NOOOOO! i was asking about this, this morning


----------



## freon warrior (May 31, 2006)

Oh bottom!!!


----------



## Slick 77 (Jun 19, 2007)

Looks like I will have to get a full pot now!


----------



## Silva1 (Sep 16, 2007)

Damm,

Ill just have to do with the old sample I have


----------



## ads2k (Jul 12, 2006)

Bugger 

Been out all day and I go and miss this...


----------



## johnnybond (May 19, 2008)

gutted!!! the one day i dont get on!!! lol


----------



## RonnyBoi85 (Apr 28, 2008)

Darn, Too Late 
Ron


----------



## Macmini (Aug 9, 2007)

looking forward to the sample  !


----------



## rich.h44 (Apr 5, 2008)

i aways      miss the good stuff i wish i had better access to the net (


----------



## Beancounter (Aug 31, 2006)

Many thanks Dom :thumb:
Received this morning, can't wait to try it out.


----------



## rr dave (May 26, 2008)

mine arrived...thankyou very much can't wait to try it now!!!


----------



## Ducky (Mar 19, 2007)

Recieved today, mucho thanks Dom. :thumb:


----------



## Lespaul (May 23, 2006)

Recieved mine today, many thanks Dom :thumb:

Darren


----------



## matt (Jun 29, 2006)

Received today, many thanks Dom! :thumb::wave:


----------



## Mr OCD (Apr 18, 2006)

Got mine as well  - Thanks!


----------



## urbanmyth (May 10, 2006)

Many Thanks

Mark


----------



## Dodo Factory (Apr 11, 2007)

Good stuff... let me know how you get on with it.

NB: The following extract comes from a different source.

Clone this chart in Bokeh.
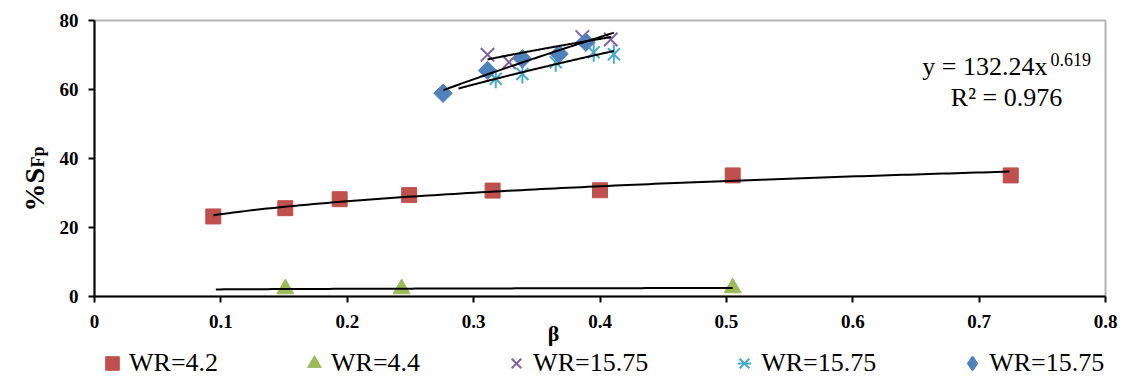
import numpy as np
from bokeh.plotting import figure
from bokeh.models import (Range1d, FixedTicker, Label, Legend, LegendItem, LinearAxis,
                          BoxAnnotation)
from bokeh.embed import file_html
from bokeh.resources import INLINE

# ---------------- data ----------------
x_ticks = [0, 0.1, 0.2, 0.3, 0.4, 0.5, 0.6, 0.7, 0.8]
x_tick_labels = ["0", "0.1", "0.2", "0.3", "0.4", "0.5", "0.6", "0.7", "0.8"]
y_ticks = [0, 20, 40, 60, 80]

wr42_x = [0.094, 0.151, 0.194, 0.249, 0.315, 0.400, 0.505, 0.725]
wr42_y = [23.2, 25.6, 28.2, 29.4, 30.7, 30.8, 35.1, 35.1]

wr44_x = [0.151, 0.243, 0.505]
wr44_y = [2.2, 2.2, 2.5]

wr1575a_x = [0.311, 0.328, 0.386, 0.4085]
wr1575a_y = [70.1, 67.9, 75.2, 74.5]

wr1575b_x = [0.3175, 0.3386, 0.365, 0.395, 0.411]
wr1575b_y = [63.1, 64.5, 67.9, 70.8, 70.2]

wr1575c_x = [0.2758, 0.311, 0.3386, 0.3676, 0.3888]
wr1575c_y = [58.9, 65.5, 68.9, 70.3, 73.7]

# x-extent of each power trendline
trend_range_42 = [0.094, 0.724]
trend_range_44 = [0.096, 0.505]
trend_range_a = [0.311, 0.409]
trend_range_b = [0.288, 0.411]
trend_range_c = [0.276, 0.411]

legend_labels = ["WR=4.2", "WR=4.4", "WR=15.75", "WR=15.75", "WR=15.75"]
x_title = "\u03b2"
y_title_main = "%S"
y_title_sub = "Fp"
equation_main = "y = 132.24x"
equation_exp = "0.619"
r2_text = "R\u00b2 = 0.976"

X_MIN, X_MAX = 0.0, 0.8
Y_MIN, Y_MAX = 0.0, 80.0

RED = "#C0504D"
GREEN = "#9BBB59"
PURPLE = "#8064A2"
CYAN = "#4BACC6"
BLUE = "#4F81BD"
SERIF = "Liberation Serif"

# ---------------- canvas geometry (pixels) ----------------
W, H = 1126, 379
PL, PR, PT, PB = 94, 1105, 20, 296          # plot-area edges
sx = (PR - PL) / (X_MAX - X_MIN)
sy = (PB - PT) / (Y_MAX - Y_MIN)
x_range = Range1d(X_MIN - PL / sx, X_MAX + (W - PR) / sx)
y_range = Range1d(Y_MIN - (H - PB) / sy, Y_MAX + PT / sy)


def px_to_x(px):
    return X_MIN + (px - PL) / sx


def px_to_y(py):
    return Y_MIN + (PB - py) / sy


def power_trend(xs, ys, rng):
    b, lna = np.polyfit(np.log(xs), np.log(ys), 1)
    xx = np.linspace(rng[0], rng[1], 120)
    return xx, np.exp(lna) * xx ** b


p = figure(width=W, height=H, output_backend="svg", toolbar_location=None,
           x_range=x_range, y_range=y_range, x_axis_type=None, y_axis_type=None,
           min_border=0)
p.background_fill_color = "white"
p.border_fill_color = "white"
p.outline_line_color = None

xa = LinearAxis(fixed_location=0, bounds=(X_MIN, X_MAX), ticker=FixedTicker(ticks=x_ticks),
                major_label_overrides={t: l for t, l in zip(x_ticks, x_tick_labels)})
ya = LinearAxis(fixed_location=0, bounds=(Y_MIN, Y_MAX), ticker=FixedTicker(ticks=y_ticks),
                major_label_overrides={t: str(t) for t in y_ticks})
for ax in (xa, ya):
    ax.axis_line_width = 2
    ax.axis_line_color = "black"
    ax.major_tick_line_width = 2
    ax.major_tick_line_color = "black"
    ax.major_tick_in = 0
    ax.major_tick_out = 6
    ax.minor_tick_line_color = None
    ax.major_label_text_font = SERIF
    ax.major_label_text_font_style = "bold"
    ax.major_label_text_font_size = "19px"
    ax.major_label_text_color = "black"
xa.major_label_standoff = 12
ya.major_label_standoff = 10
p.add_layout(xa, "below")
p.add_layout(ya, "left")

# plot-area border
p.add_layout(BoxAnnotation(left=X_MIN, right=X_MAX, bottom=Y_MIN, top=Y_MAX,
                           fill_color=None, line_color="black", line_width=2))

# markers
r42 = p.scatter(wr42_x, wr42_y, marker="square", size=15, fill_color=RED, line_color=RED)
r44 = p.scatter(wr44_x, wr44_y, marker="triangle", size=17, fill_color=GREEN, line_color=GREEN)
ra = p.scatter(wr1575a_x, wr1575a_y, marker="x", size=19, line_color=PURPLE, line_width=2)
rb1 = p.scatter(wr1575b_x, wr1575b_y, marker="x", size=17, line_color=CYAN, line_width=2)
rb2 = p.scatter(wr1575b_x, wr1575b_y, marker="dash", angle=np.pi / 2, size=19,
                line_color=CYAN, line_width=2)
# diamond-shaped key (hidden beneath the rotated squares; used for the legend entry,
# because legend keys are drawn unrotated)
rc_key = p.scatter(wr1575c_x, wr1575c_y, marker="diamond", size=13, fill_color=BLUE,
                   line_color=BLUE, line_width=2)
rc = p.scatter(wr1575c_x, wr1575c_y, marker="square", angle=np.pi / 4, size=13,
               fill_color=BLUE, line_color=BLUE)

# trendlines
for xs, ys, rng in [(wr42_x, wr42_y, trend_range_42), (wr44_x, wr44_y, trend_range_44),
                    (wr1575a_x, wr1575a_y, trend_range_a), (wr1575b_x, wr1575b_y, trend_range_b),
                    (wr1575c_x, wr1575c_y, trend_range_c)]:
    tx, ty = power_trend(xs, ys, rng)
    p.line(tx, ty, line_color="black", line_width=2)

# equation annotations
p.add_layout(Label(x=px_to_x(1047), y=px_to_y(66), text=equation_main, text_font=SERIF,
                   text_font_size="26px", text_align="right", text_baseline="alphabetic",
                   text_color="black"))
p.add_layout(Label(x=px_to_x(1050), y=px_to_y(59), text=equation_exp, text_font=SERIF,
                   text_font_size="18px", text_align="left", text_baseline="alphabetic",
                   text_color="black"))
p.add_layout(Label(x=px_to_x(1006), y=px_to_y(96.5), text=r2_text, text_font=SERIF,
                   text_font_size="26px", text_align="center", text_baseline="alphabetic",
                   text_color="black"))

# axis titles
p.add_layout(Label(x=px_to_x(553), y=px_to_y(333), text=x_title, text_font=SERIF,
                   text_font_size="22px", text_font_style="bold", text_align="center",
                   text_baseline="middle", text_color="black"))
p.add_layout(Label(x=px_to_x(34), y=px_to_y(211), text=y_title_main, angle=np.pi / 2,
                   text_font=SERIF, text_font_size="28px", text_font_style="bold",
                   text_align="left", text_baseline="alphabetic", text_color="black"))
p.add_layout(Label(x=px_to_x(37), y=px_to_y(167), text=y_title_sub, angle=np.pi / 2,
                   text_font=SERIF, text_font_size="18px", text_font_style="bold",
                   text_align="left", text_baseline="alphabetic", text_color="black"))

legend = Legend(items=[
    LegendItem(label=legend_labels[0], renderers=[r42]),
    LegendItem(label=legend_labels[1], renderers=[r44]),
    LegendItem(label=legend_labels[2], renderers=[ra]),
    LegendItem(label=legend_labels[3], renderers=[rb1, rb2]),
    LegendItem(label=legend_labels[4], renderers=[rc_key]),
], orientation="horizontal", location=(95, -1),
    glyph_width=34, glyph_height=34, label_standoff=0, spacing=79,
    label_text_font=SERIF, label_text_font_size="26px", label_text_color="black",
    padding=0, margin=0, border_line_color=None, background_fill_alpha=0)
p.add_layout(legend, "center")

open("out.html", "w").write(file_html(p, INLINE))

One respondent has already taken a few shots of old vs new SN and the sheeting of the remix is even better. Anyway, all comments welcome


----------



## Racer (Oct 27, 2005)

i want one


----------



## Alan W (May 11, 2006)

Received today also! 

Many thanks Dom! :thumb:

Alan W


----------



## dreaddan (Mar 9, 2007)

Nooo typical - the few days ive been pc less!


----------



## Sonic (Jun 28, 2007)

Im going to have to get my skates on and use my big pot of SN i purchased 6 weeks back to get a refill of the newer, better stuff :lol:


----------



## ahaydock (Jan 4, 2007)

Dam it, I haven't used my first panel pot!!! Now there is another one :lol:


----------



## Marcus_RS4 (Jan 21, 2008)

Got mine too! 

Thanks Dom, its much appreciated (kinda, cos I know I am gonna buy the big pot now!)


----------



## Neil_S (Oct 26, 2005)

Thanks Dom, just arrived through the letterbox :thumb:


----------



## Bigpikle (May 21, 2007)

me too 

love the texture of the new one - softer but not too soft :thumb:


----------



## Detail My Ride (Apr 19, 2006)

Got mine this morning Dom, many thanks.

Its given a great finish to my Mac  (Its raining, and it was the closest wax'able thing to me)


----------



## DomA (Feb 1, 2008)

I guess I missed this?

Dom


----------



## rob750 (Apr 17, 2006)

Dom, Thanks , it arrived today and will be on display at BMW Gaydon on Sunday 

Rob


----------



## Coops (Apr 26, 2008)

ahaydock said:


> Dam it, I haven't used my first panel pot!!! Now there is another one :lol:


I'll take your first one off your hands if you like !!??


----------



## v6-dave (Mar 13, 2008)

ahh bu**er, bin on Hol lol.


----------



## dave c (Oct 15, 2006)

typical missed out again


----------



## Macmini (Aug 9, 2007)

recieved it today - thanx a lot 
will be testing it a.s.a.p !


----------



## kenny12 (Aug 22, 2008)

any chance of getting a sample in Australia


----------



## tfonseca (Jul 31, 2008)

And in Portugal?


----------



## Guest (Aug 27, 2008)

And Guernsey in the Channel Islands !!!


----------



## Dodo Factory (Apr 11, 2007)

v2 samples are now with resellers in the UK and beyond, but the giveaway has ended... sorry guys... I offered 20x and gave away 40x so I was being as generous as possible but you still had to be quick. Fortune favours those with a keen eye and a finger on the return key!


----------



## hallett (May 22, 2008)

bu**er just seen this now, i need to look at more parts of the forum more often.

well done to those who got there in time


----------



## ameet (Jul 23, 2008)

7. Ameet
looking forward to receiving this, have never tried any of the dodo products so looking forward to this


----------



## Abbo1986 (Jul 14, 2008)

ameet said:


> 7. Ameet
> looking forward to receiving this, have never tried any of the dodo products so looking forward to this


***, try reading a thread first :lol:


----------



## ameet (Jul 23, 2008)

lol just saw the rest of the pages


----------



## stoneyfordni (Aug 28, 2006)

7 stoneyfordni


----------



## REFLECTS (Apr 7, 2008)

Any left for little me :lol:


----------



## Ross (Apr 25, 2007)

8 ROSSWITHAOCD because I dont have any dodo stuff


----------



## Dodo Factory (Apr 11, 2007)

LOL, this ended on p3 exactly 2.5 months ago.


----------



## Ross (Apr 25, 2007)

Worth a punt


----------



## spitfire (Feb 10, 2007)

:lol:Time to start another one Dom. Me first for my cheek


----------